В «Русских людях» К. Симонова это умение раскрывается в полной мере. Режиссер Н. Орлов и художник В. Фомин резко ограничивают игровую площадку, которая обозначает место расположения батальона Сафонова: нижняя часть небольшой двухъярусной конструкции — блиндаж, верхняя, куда снизу по диагонали ведет деревянная лестница,— тот маленький клочок советской земли, что защищают не на жизнь, а на смерть бойцы-автомобилисты.
Остальное пространство сцены — огромное, пронзаемое ослепительно-холодными вспышками прожекторов, источающее огненно-смрадный туман, как бы чуждо человеческой жизни неодушевленной леденящей безличностью, безындивидуальностью.
Именно это пустое холодное пространство обернется потом фашистским застенком, местом духовных и физических мук, которыми будут испытывать мужество и человечность советских людей. И палачи обнаружат некую сущностную принадлежность к мертвяще разреженному месту действия, покажутся существами бескровными, механистично-деловитыми. В. Коноплянский (Розенберг), А. Гусенков (Вернер), В. Чечеткин (Краузе) далеки от карикатурности, им чужда утрировка, но, подчиняясь замыслу режиссера, исполнители лишают этих персонажей индивидуализирующих подробностей существования. Это как бы нелюди в человеческом обличье.

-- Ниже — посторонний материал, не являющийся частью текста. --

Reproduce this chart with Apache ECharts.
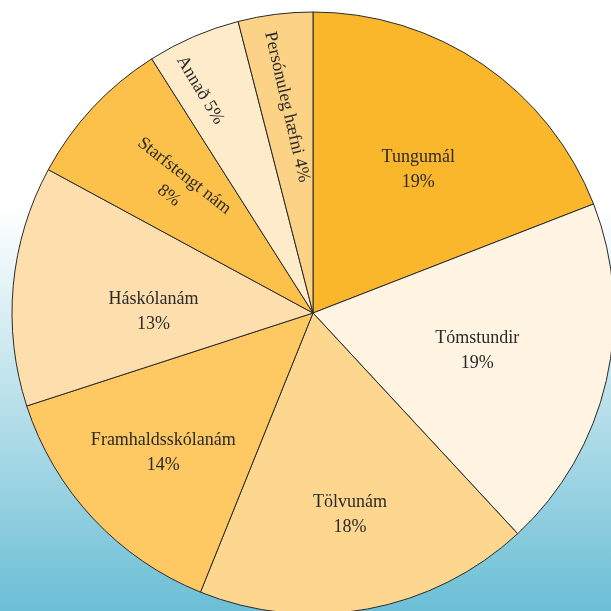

И напротив, то сжатое со всех сторон пространство, которое принадлежит батальону Сафонова, обжито тщательно и любовно; аскетичный военный быт естественно одушевлен, каждый предмет словно согрет теплом людей, прикасавшихся к нему. Здесь «часть земли родной», которая излучает теплый свет в бушующем океане войны. Кажется, что Сафонов (Н. Ларионов), Марфа Петровна (А. Келлер), Валя (В. Качурина), Васин (В. Воронин), Глоба (В. Милосердое), Панин (Ю. Цапник) и другие — словно ожившие, театрально воплощенные герои симоновской военной лирики — те, о ком и для кого писал свои стихи молодой военный корреспондент. Поэзия и быт сливаются в них воедино, и исполнители, не разрушающие этого единства, добиваются искомого режиссером. Столкновение двух социальных систем, двух идеологий воплощается через эмоционально, психологически неопровержимый, безусловный конфликт живого и неживого, жизни и не-жизни. Положительные герои подкупают целеустремленным идейным следованием долгу, естественностью, органичностью своего поведения; героизм здесь не исключителен — это норма военного быта. Чистому лиризму спектакля чужд мелодраматический надрыв. И потому со щемящей горечью и в то же время с гордостью ощущаешь жертву каждого, кто с мужественной простотой покидает островок света и тепла и уходит во мрак неизвестного, чтобы жизнью своей бросить вызов смерти и тем самым приблизить победу.
Стремление передать безыскусную поэтическую интонацию автора, объединившее актерский ансамбль при постановке «Русских людей», ставило перед каждым из его участников разные задачи. Для В. Воронина и В. Милосердова, к примеру, артистов, приверженных сочной бытовой выразительности, она состояла в том, чтобы избежать приземленной, тяжеловатой достоверности. Для Ю. Цапника — импульсивного, внутренне подвижного, легко схватывающего характерность, оказывалось непросто найти в роли Панина верный житейский тон, который помог бы удержаться от известного резонерства. Кажется, что лишь Н. Ларионов и В. Качурина восприняли предложенную режиссером стилистику так, словно и не представляли никакой другой. Две эти актерские работы: Сафонов (Ларионов), чья сосредоточенная деловитость уживается с обостренным пониманием того, что его приказ может стоить человеческой жизни, и Валя (Качурина), в которой таится как бы гармония покоя, не разрушенного войной,— стали своеобразным камертоном спектакля.
Н. Орлов, почувствовав природу пьесы К. Симонова и возможности ее восприятия современным зрителем, предложил точное и современное театральное толкование. И одновременно как бы ощутил потребность в иной сценической модели героического: через три года после премьеры «Русских людей», в 1978 году, он поставил стихотворную драму К. Скворцова «Отечество мы не меняем».